Written instruction:
Repeat the material exactly from its first line to the line that includes "(0,0) rectangle (924,538);". Skip pictures.

Provided material:

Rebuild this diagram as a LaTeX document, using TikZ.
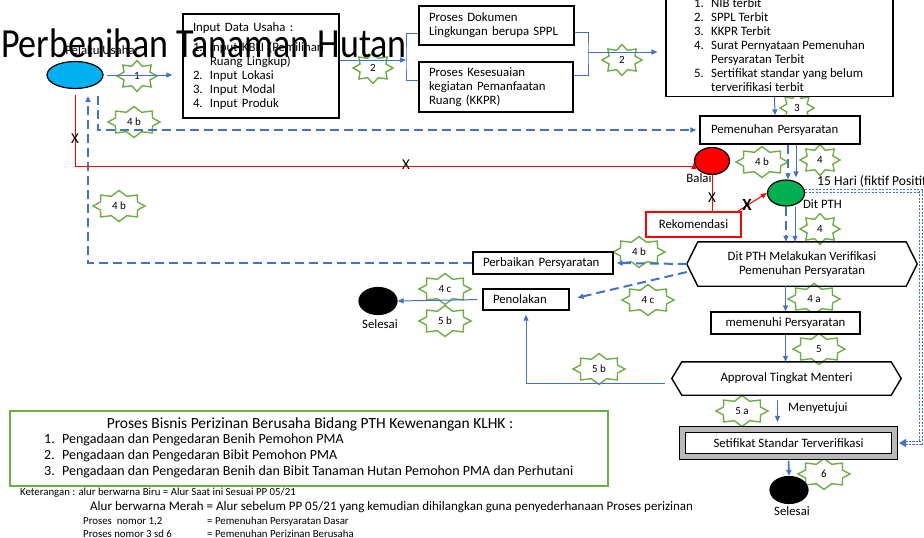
\documentclass[tikz,border=0pt]{standalone}
\usepackage{fontspec}
\setmainfont{Carlito}
\usetikzlibrary{shapes.geometric,arrows.meta,positioning}

\definecolor{flowblue}{HTML}{4472C4}
\definecolor{badgegreen}{HTML}{70AD47}
\definecolor{usahablue}{HTML}{00B0F0}
\definecolor{pthgreen}{HTML}{00B050}

\newcommand\numitem[1]{\makebox[17pt][l]{#1}}
\newcommand\boxfont{\fontsize{12.8}{14}\selectfont}

\tikzset{
  badge rx/.store in=\badgerx, badge rx=26,
  pics/badge/.style={code={
    \draw[draw=badgegreen, line width=1.4pt, fill=white] (\badgerx,0)
      foreach \i in {1,...,15}{ -- ({(\badgerx-6*mod(\i,2))*cos(\i*22.5)},{(15.5-5*mod(\i,2))*sin(\i*22.5)}) } -- cycle;
    \node[font=\fontsize{11}{12}\selectfont, inner sep=0] (-txt) {#1};
  }}
}

\begin{document}
\begin{tikzpicture}[x=1pt, y=-1pt, font=\boxfont,
  box/.style={draw, line width=1.4pt, fill=white, align=left, inner xsep=10pt, inner ysep=2pt},
  term/.style={ellipse, draw, line width=1.2pt, inner sep=0},
  flow/.style={draw=flowblue, line width=1pt, -{Triangle[length=6pt,width=5pt]}},
  dflow/.style={flow, line width=2pt, dash pattern=on 9pt off 5pt},
  thinblue/.style={draw=flowblue, line width=0.8pt},
  dotflow/.style={draw=flowblue, line width=1.4pt, double=white, double distance=1.6pt, dash pattern=on 2.2pt off 1.3pt, -{Triangle[length=7pt,width=8pt]}},
  redline/.style={draw=red, line width=1pt},
  redflow/.style={redline, -{Triangle[length=6pt,width=5pt]}},
  xmark/.style={font=\fontsize{15}{15}\selectfont, inner sep=0}]
\useasboundingbox (0,0) rectangle (924,538);

% stars with step numbers
\pic[badge rx=20] (s1) at (137,76) {badge=1};
\pic[badge rx=20] (s2a) at (373,68) {badge=2};
\pic[badge rx=20] (s2b) at (622,60) {badge=2};
\pic[badge rx=17] (s3) at (797,108) {badge=3};
\pic (s4b1) at (134,122) {badge=4 b};
\pic (s4b2) at (119,206) {badge=4 b};
\pic (s4b3) at (762,162) {badge=4 b};
\pic[badge rx=20] (s41) at (820,160) {badge=4};
\pic[badge rx=20] (s42) at (820,229) {badge=4};
\pic (s4b4) at (639,252) {badge=4 b};
\pic (s4c1) at (648,300) {badge=4 c};
\pic (s4c2) at (445,289) {badge=4 c};
\pic (s5b1) at (445,321) {badge=5 b};
\pic (s5b2) at (599,369) {badge=5 b};
\pic (s4a) at (814,299) {badge=4 a};
\pic (s5) at (819,349) {badge=5};
\pic (s5a) at (742,411) {badge=5 a};
\pic (s6) at (824,474) {badge=6};

% boxes
\node[box, text width=136pt, minimum height=104pt] (input) at (261,66) {Input Data Usaha :\\[6pt]
  \numitem{1.}Input KBLI (Pemilihan\\ \numitem{}Ruang Lingkup)\\ \numitem{2.}Input Lokasi\\
  \numitem{3.}Input Modal\\ \numitem{4.}Input Produk};
\node[box, text width=135pt, minimum height=39pt] (dokumen) at (496.5,25.5) {Proses Dokumen\\ Lingkungan berupa SPPL};
\node[box, text width=134pt, minimum height=50pt] (kkpr) at (496,87) {Proses Kesesuaian\\ kegiatan Pemanfaatan\\ Ruang (KKPR)};
\node[box, anchor=south, inner xsep=28pt, inner ysep=5pt] (output) at (779.5,97) {\numitem{1.}NIB terbit\\
  \numitem{2.}SPPL Terbit\\ \numitem{3.}KKPR Terbit\\ \numitem{4.}Surat Pernyataan Pemenuhan\\
  \numitem{}Persyaratan Terbit\\ \numitem{5.}Sertifikat standar yang belum\\ \numitem{}terverifikasi terbit};
\node[box, text width=138pt, inner xsep=11pt, minimum height=28pt] (pemenuhan) at (780,130) {Pemenuhan Persyaratan};
\node[box, text width=120pt, minimum height=22pt] (perbaikan) at (543,263) {Perbaikan Persyaratan};
\node[box, text width=66pt, minimum height=21pt] (penolakan) at (526,299.5) {Penolakan};
\node[box, align=center, minimum width=149pt, minimum height=22pt] (memenuhi) at (785.5,323) {memenuhi Persyaratan};
\node[box, draw=red, line width=1.2pt, align=center, minimum width=95pt, minimum height=25pt] (rekom) at (693.5,224.5) {Rekomendasi};
\node[align=center, minimum width=230pt, minimum height=44pt] (verif) at (802,264) {Dit PTH Melakukan Verifikasi\\ Pemenuhan Persyaratan};
\node[minimum width=229pt, minimum height=33pt] (approval) at (786.5,378.5) {Approval Tingkat Menteri};
\foreach \hx/\tip in {verif/11, approval/10}
  \draw[line width=1.4pt] (\hx.west) -- ([xshift=\tip pt]\hx.north west) -- ([xshift=-\tip pt]\hx.north east)
    -- (\hx.east) -- ([xshift=-\tip pt]\hx.south east) -- ([xshift=\tip pt]\hx.south west) -- cycle;
\node[draw, line width=1.1pt, double=gray!55, double distance=5pt, fill=white, minimum width=212pt, minimum height=27pt] (sertif) at (788.5,443) {Setifikat Standar Terverifikasi};

% start, offices, end
\node[term, fill=usahablue, minimum width=56pt, minimum height=27pt] (pelaku) at (75,75) {};
\node[term, fill=red, minimum width=35pt, minimum height=27pt] (balai) at (712,161) {};
\node[term, fill=pthgreen, minimum width=37pt, minimum height=26pt] (ditpth) at (786,193) {};
\node[term, fill=black, minimum width=38pt, minimum height=27pt] (selesaiA) at (378,301) {};
\node[term, fill=black, minimum width=38pt, minimum height=27pt] (selesaiB) at (789,490) {};
\node (lblUsaha) at (100,50) {Pelaku Usaha};
\node (lblBalai) at (699,178) {Balai};
\node (lblDit) at (822.5,204) {Dit PTH};
\node (lblSelesaiA) at (380,324) {Selesai};
\node (lblSelesaiB) at (792,511) {Selesai};
\node[anchor=west, inner sep=0, font=\fontsize{13.6}{14}\selectfont] (lblHari) at (817,181) {15 Hari (fiktif Positif)};
\node[anchor=west, inner sep=0] (lblSetuju) at (788,408) {Menyetujui};

% blue flow
\draw[flow, shorten <=3pt, shorten >=10pt] (pelaku.east) -- (pelaku.east -| input.west);
\coordinate (brkL) at (406,60);
\coordinate (brkR) at (588,52);
\draw[flow] (input.east |- brkL) -- (brkL);
\draw[thinblue] (dokumen.west |- 0,33) -| (brkL) |- (kkpr.west |- 0,80);
\draw[thinblue] (dokumen.east |- 0,32) -| (brkR) |- (kkpr.east |- 0,75);
\draw[flow, shorten >=8pt] (brkR) -- (brkR -| output.west);
\draw[flow] ([xshift=-5pt]output.south) -- ([xshift=-5pt]pemenuhan.north);
\draw[dflow, shorten >=3pt] ([xshift=23pt,yshift=-7pt]pelaku.south) |- (pemenuhan.west);
\draw[dflow] (perbaikan.west) -| ([xshift=13pt,yshift=-7pt]pelaku.south);
\draw[dflow] ([xshift=8pt]pemenuhan.south) -- ([xshift=2pt]ditpth.north);
\draw[flow] ([xshift=16pt]pemenuhan.south) -- ([xshift=10pt,yshift=2pt]ditpth.north);
\draw[dflow] (ditpth.south) -- (ditpth.south |- verif.north);
\draw[flow] ([xshift=9pt]ditpth.south) -- ([xshift=9pt]ditpth.south |- verif.north);
\draw[dotflow, shorten >=4pt] ([yshift=2pt]ditpth.east) -| ([xshift=26pt]sertif.east) -- (sertif.east);
\draw[dflow, shorten >=3pt] (verif.west) -- (perbaikan.east);
\draw[dflow, shorten >=8pt] ([yshift=-8pt]verif.west) -- (penolakan.east);
\draw[flow, shorten <=5pt] (penolakan.west) -- (selesaiA.east);
\draw[flow, shorten >=4pt] ([xshift=-7pt,yshift=-5pt]approval.west) -| (penolakan.south);
\draw[flow] (memenuhi.north |- verif.south) -- (memenuhi.north);
\draw[flow] (memenuhi.south) -- (memenuhi.south |- approval.north);
\draw[flow, shorten <=5pt, shorten >=7pt] ([xshift=-9pt]approval.south) -- ([xshift=-9pt]approval.south |- sertif.north);
\draw[flow, line width=1.6pt, shorten <=3.5pt] (sertif.south) -- (selesaiB.north);

% red flow (old)
\draw[redflow, shorten >=2pt] ([yshift=-6pt]pelaku.south) |- ([yshift=-5pt]balai.west) -- (balai.west);
\draw[redline] (balai.south) -- (balai.south |- rekom.north);
\draw[redflow] ([xshift=-4pt]rekom.north east) -- (ditpth.west);
\node[xmark] (xA) at (75,139) {X};
\node[xmark] (xB) at (406,165) {X};
\node[xmark] (xC) at (712,198) {X};
\node[xmark, font=\fontsize{17}{17}\selectfont\bfseries] (xD) at (747,205) {X};

% legend
\node[draw=badgegreen, line width=2pt, minimum width=598pt, minimum height=75pt] (legend) at (309,448.5) {};
\node[font=\fontsize{15.5}{17}\selectfont] (legendTitle) at (310,424) {Proses Bisnis Perizinan Berusaha Bidang PTH Kewenangan KLHK :};
\node[anchor=west, inner sep=0, align=left, font=\fontsize{14}{16}\selectfont] (legendList) at (44,456) {\makebox[18pt][l]{1.}Pengadaan dan Pengedaran Benih Pemohon PMA\\
  \makebox[18pt][l]{2.}Pengadaan dan Pengedaran Bibit Pemohon PMA\\
  \makebox[18pt][l]{3.}Pengadaan dan Pengedaran Benih dan Bibit Tanaman Hutan Pemohon PMA dan Perhutani};
\begin{scope}[every node/.style={anchor=base west, inner sep=0, font=\fontsize{10.8}{12}\selectfont}]
\node (ket1) at (20,495) {Keterangan : alur berwarna Biru = Alur Saat ini Sesuai PP 05/21};
\node[font=\fontsize{13}{14}\selectfont] (ket2) at (90,510) {Alur berwarna Merah = Alur sebelum PP 05/21 yang kemudian dihilangkan guna penyederhanaan Proses perizinan};
\node (ket3) at (83,524) {Proses\ \ nomor 1,2};
\node (ket3b) at (207,524) {= Pemenuhan Persyaratan Dasar};
\node (ket4) at (83,537) {Proses nomor 3 sd 6};
\node (ket4b) at (207,537) {= Pemenuhan Perizinan Berusaha};
\end{scope}

\node[font=\fontsize{36}{40}\selectfont, anchor=base, inner sep=0] (title) at (204,57) {\scalebox{1}[1.15]{Perbenihan Tanaman Hutan}};
\end{tikzpicture}
\end{document}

Right answer:
Rebuild this diagram as a LaTeX document, using TikZ.
\documentclass[tikz,border=0pt]{standalone}
\usepackage{fontspec}
\setmainfont{Carlito}
\usetikzlibrary{shapes.geometric,arrows.meta,positioning}

\definecolor{flowblue}{HTML}{4472C4}
\definecolor{badgegreen}{HTML}{70AD47}
\definecolor{usahablue}{HTML}{00B0F0}
\definecolor{pthgreen}{HTML}{00B050}

\newcommand\numitem[1]{\makebox[17pt][l]{#1}}
\newcommand\boxfont{\fontsize{12.8}{14}\selectfont}

\tikzset{
  badge rx/.store in=\badgerx, badge rx=26,
  pics/badge/.style={code={
    \draw[draw=badgegreen, line width=1.4pt, fill=white] (\badgerx,0)
      foreach \i in {1,...,15}{ -- ({(\badgerx-6*mod(\i,2))*cos(\i*22.5)},{(15.5-5*mod(\i,2))*sin(\i*22.5)}) } -- cycle;
    \node[font=\fontsize{11}{12}\selectfont, inner sep=0] (-txt) {#1};
  }}
}

\begin{document}
\begin{tikzpicture}[x=1pt, y=-1pt, font=\boxfont,
  box/.style={draw, line width=1.4pt, fill=white, align=left, inner xsep=10pt, inner ysep=2pt},
  term/.style={ellipse, draw, line width=1.2pt, inner sep=0},
  flow/.style={draw=flowblue, line width=1pt, -{Triangle[length=6pt,width=5pt]}},
  dflow/.style={flow, line width=2pt, dash pattern=on 9pt off 5pt},
  thinblue/.style={draw=flowblue, line width=0.8pt},
  dotflow/.style={draw=flowblue, line width=1.4pt, double=white, double distance=1.6pt, dash pattern=on 2.2pt off 1.3pt, -{Triangle[length=7pt,width=8pt]}},
  redline/.style={draw=red, line width=1pt},
  redflow/.style={redline, -{Triangle[length=6pt,width=5pt]}},
  xmark/.style={font=\fontsize{15}{15}\selectfont, inner sep=0}]
\useasboundingbox (0,0) rectangle (924,538);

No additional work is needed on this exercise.